I wonder why this most obvious thing was ever doubted. Mario Vargas Llosa's funny novel "Pantaleón y Las Visitadoras" describes the adventures of an officer of the Peruvian Army charged with providing prostitutes to the soldiers stationed in the remote Amazon frontier. Pantaleon succeeded in reducing violations to zero. Every army knows this and therefore provides entertainment to its troops. Even the USA in Vietnam used to know that but lately you Americans lost touch with reality and need "science" to re-learn the most basic human issues.

Andrew_FL writes:

@Jon Murphy- I think you're neglecting a more obvious explanation-that 1 million is a vast overestimate of the number of prostitutes. Of the three numbers involved in this calculation, it is the only one for which no citation was given by TA. Only "by some estimates"

David R Henderson writes:

@Andrew_FL and Jon Murphy,
Jon Murphy- I think you're neglecting a more obvious explanation-that 1 million is a vast overestimate of the number of prostitutes. Of the three numbers involved in this calculation, it is the only one for which no citation was given by TA. Only "by some estimates"
That’s the number I’m most skeptical of. According to some very dated information in Wikipedia, the number of prostitutes per 100,000 population in 1990 was 23. With 320,000,000 people in the United States, that would the total number today about 72,000. That seems a little too low. That same entry in Wikipedia gives a 2012 estimate of 1 million. My guess is that the right number is closer to 72,000 than to 1 million.

Jon Murphy writes:

@Prof. Henderson:

That 23 per 100,000 number is also cited in the study (Potterat et al, 1990).
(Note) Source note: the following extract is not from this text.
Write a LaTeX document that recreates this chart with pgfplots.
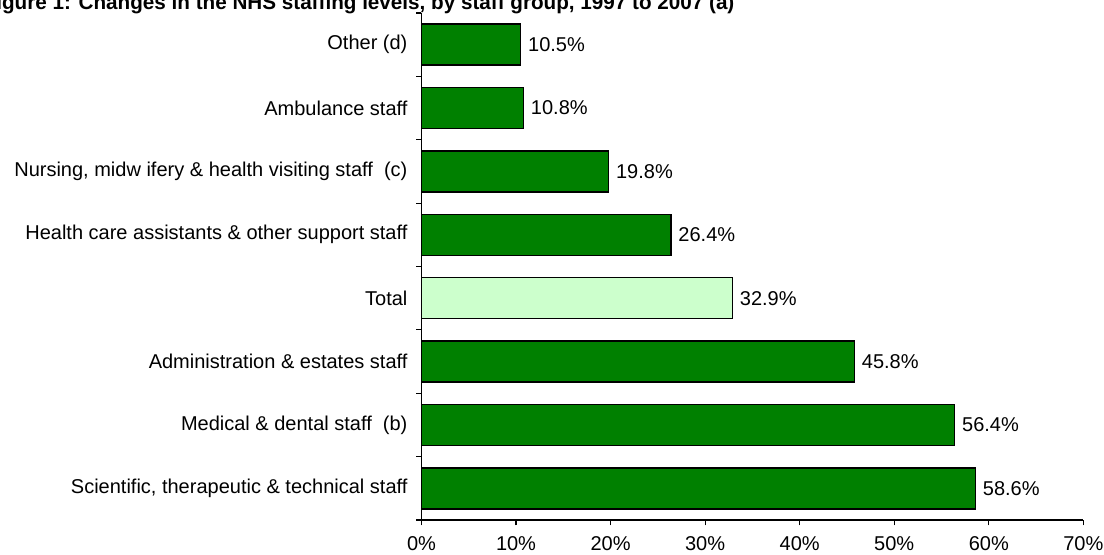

The 1 million figure comes from Foundation Scelles.

David R. Henderson writes:

@Jon Murphy,
Thanks.

jc writes:

@MikeP said:

"...unless you're a politician. In which case the downside is that, in not prohibiting morally questionable behavior, you fear you appear to be condoning it."
Today, there's an upside too.

Ask Kamala Harris what persecuting/prosecuting Craigslist can do for one's career (actually, the CEO and owners of Backpage, since that business had migrated there by that point).

And if they're exonerated on charges related to pimping and/or sex/human trafficking? Prosecute them for money laundering.

It's the gift that keeps giving. You could even become POTUS someday...

Bill writes:

The illegality of prostitution mostly functions as political signaling for government officials to their constituents, to wit: "No decent society permits people to pay for sex."

But paying money for consensual sex is perfectly permissible when it is coupled with other benign, lawful activities:

Paying for sex = prostitution = illegal. See e.g. Va. Code § 18.2-346
Paying for sex + video recording = pornographic filmmaking = legal
Paying for sex, but non contemporaneous exchange of value = typical date night in America = legal

If the harm you're really trying to avoid is the risk of coercion to a vulnerable party when sex is bought with money, criminal and tort law already provide separate remedy. See statute and common law prohibiting rape, sexual battery, sexual assault, indecent liberties with a child.

Phil writes:

TA wrote:

By some estimates there are a million prostitutes in the US. That suggest 2000 homicides of prostitutes.. CDC numbers are 3000 female homicides total. Don't think this reconciles.

You are assuming all prostitutes are female.

Jay writes:

I agree with @Andrew_FL, I think 1,000,000 isn't even a reasonable estimate by multiple orders of magnitude. That's 1 per 160 males in the US....no way.